Now the Sultan of Bukhara at that time was Nuh ibn Man sur, and it happened that he fell sick of a malady which baffled all the physicians. My name was famous among them because of the breadth of my reading; they therefore mentioned me in his presence, and begged him to summon me. I attended the sick-room, and collaborated with them in treating the royal patient. So I came to be enrolled in his service. One day I asked his leave to enter their library, to examine the contents and read the books on medicine; he granted my request, and I entered a mansion with many chambers, each chamber having chests of books piled one upon another. In one apartment were books on language and poetry, in another law, and so on; each apartment was set aside for books on a single science.

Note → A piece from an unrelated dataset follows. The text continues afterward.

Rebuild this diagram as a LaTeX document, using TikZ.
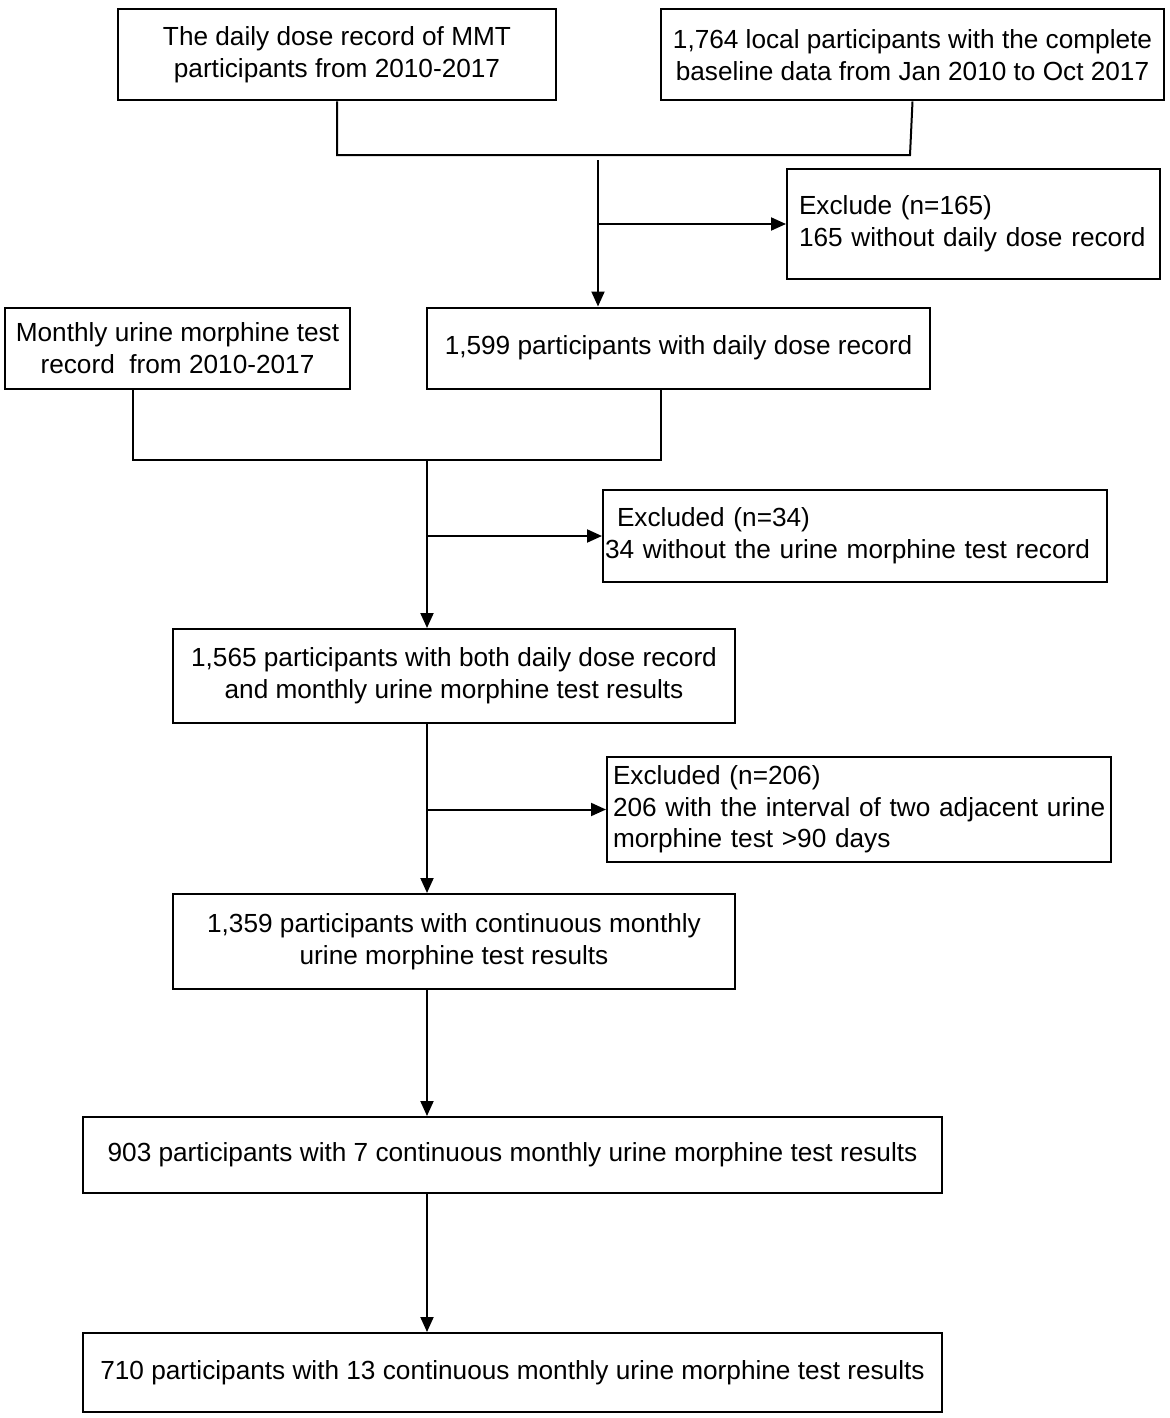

I glanced through the catalogue of the works of the ancient Greeks, and asked for those which I required; and I saw books whose very names are as yet unknown to many—works which I had never seen before and have not seen since. I read these books, taking notes of their contents; I came to realize the place each man occupied in his particular science.

So by the time I reached my eighteenth year I had exhausted all these sciences. My memory for learning was at that period of my life better than it is now, but to-day I am more mature; apart from this my knowledge is exactly the same, nothing further having been added to my store since then.